In a recent study published in the journal Environmental Science and Technology, a team of scientists have pointed out that ten of the world’s rivers, including the Ganga and the Brahmaputra, together account for about 90 per cent of plastic waste deposited by rivers into the sea. This shows the grim reality that plastic waste is gathering along the rivers’ catchment zones, killing the aquatic life and disturbing the whole ecosystem. Plastic pollution is a major environmental problem causing damage to the humans, land and water animals and their habitats. The waste that accumulates in landfills causes drastic effect on the food chain.

The Ganga is no exception being affected by this global plastic menace. Heaps of garbage with thin coloured plastic bags and plastic packaging clinging to iron barricades on Ganga Ghats and littering residential areas in major parts of the city have become a matter of concern to the residents and the administrators alike.

It is estimated that 65 per cent of public water needs are met by rivers. Flood, drought and rivers turning seasonal are increasingly leading to crop failure across the country. These are alarming aspects considering which it is high time to conserve sources of water and stop littering.

It is a harsh reality that the bulk of garbage in water bodies originates on land— carried to rivers from the streets during heavy rain through storms, drains and sewer overflows. As per the National Green Tribunal (NGT) directions, a complete ban has been imposed on the use of plastic and polythene bags of any kind from Gaumukh to Haridwar along the Ganga river. There is a penal provision of Rs 5,000 per day on erring hotels, dharamshalas and ashrams discharging waste into the river. Though officials are silent over the use of Ganga Jali (the plastic can used to carry holy water), regular raids are being made on violators of polythene and plastic ban.

Talking to media, the district magistrate of Haridwar Deepak Rawat said, “Our team keeps raiding in various parts of the city to check the use of polythene and plastic items.
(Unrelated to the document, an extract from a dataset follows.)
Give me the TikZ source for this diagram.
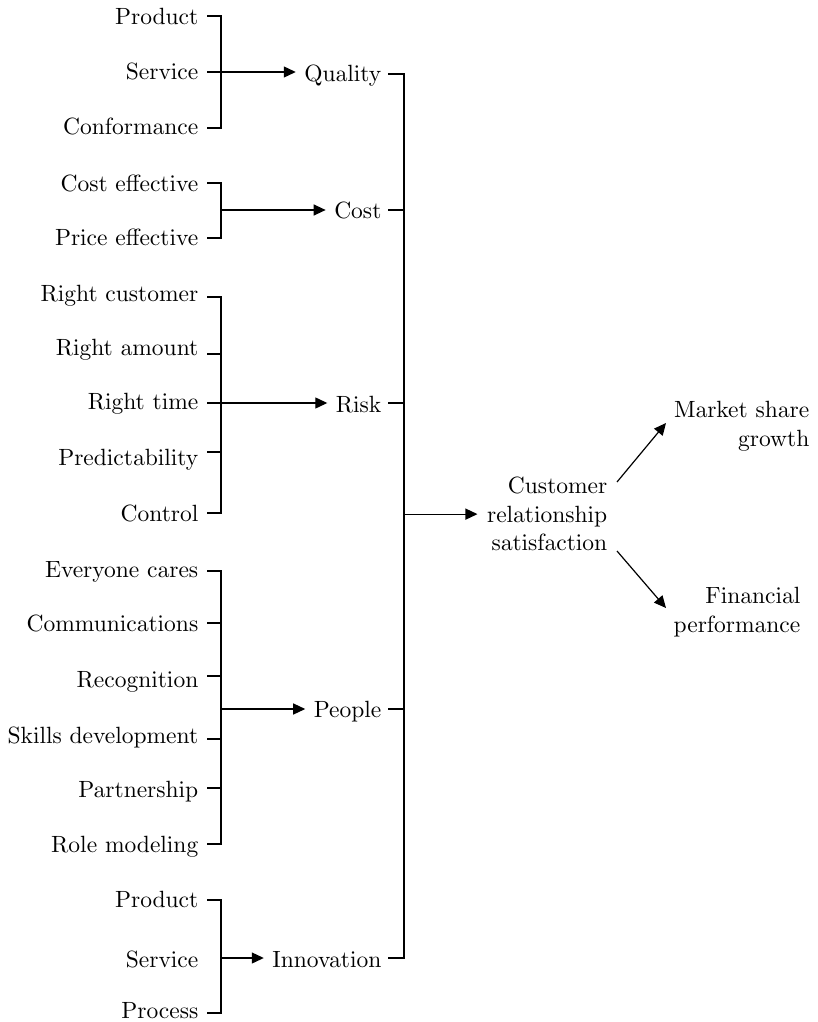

Till now our team has penalised many traders and vendors who are violating the NGT directions. We have caught wholesalers and retailers and lot of awareness drives have been carried out in schools and colleges but time has come now that consumers also get the pinch of it.”

He also said that now he will penalize the consumer whosoever found using thin polythene bags. The vegetable sellers are being forced by the consumers to give goods in polythene bags. My personal observation is that the manufacturers of polythene are not in Uttarakhand but they use small boys to distribute these to the local vendors. Now I will book such boys under child labour Act.

As per an estimate by the Central Pollution Control Board, 60 cities across India together generate about 1.28 million tonnes of plastic polythene waste each year which is enough to pack a tower of the size of the Qutub Minar every two days. Sitting by the Ganga river bank while enjoying its cool breeze, one cannot ignore the reality of the waste floating around in that water—and a lot of most of it is non- biodegradable plastic which lasts in the environment for far longer than other forms of trash.

The district administration has urged traders, local priests, industrialists and religious bodies to forget their personal and commercial issues and work in tandem with the NGT orders, administration, civic body, Ganga Pollution Control Board and other nodal agencies to ensure that the sanctity of the river is restored by reducing plastic waste.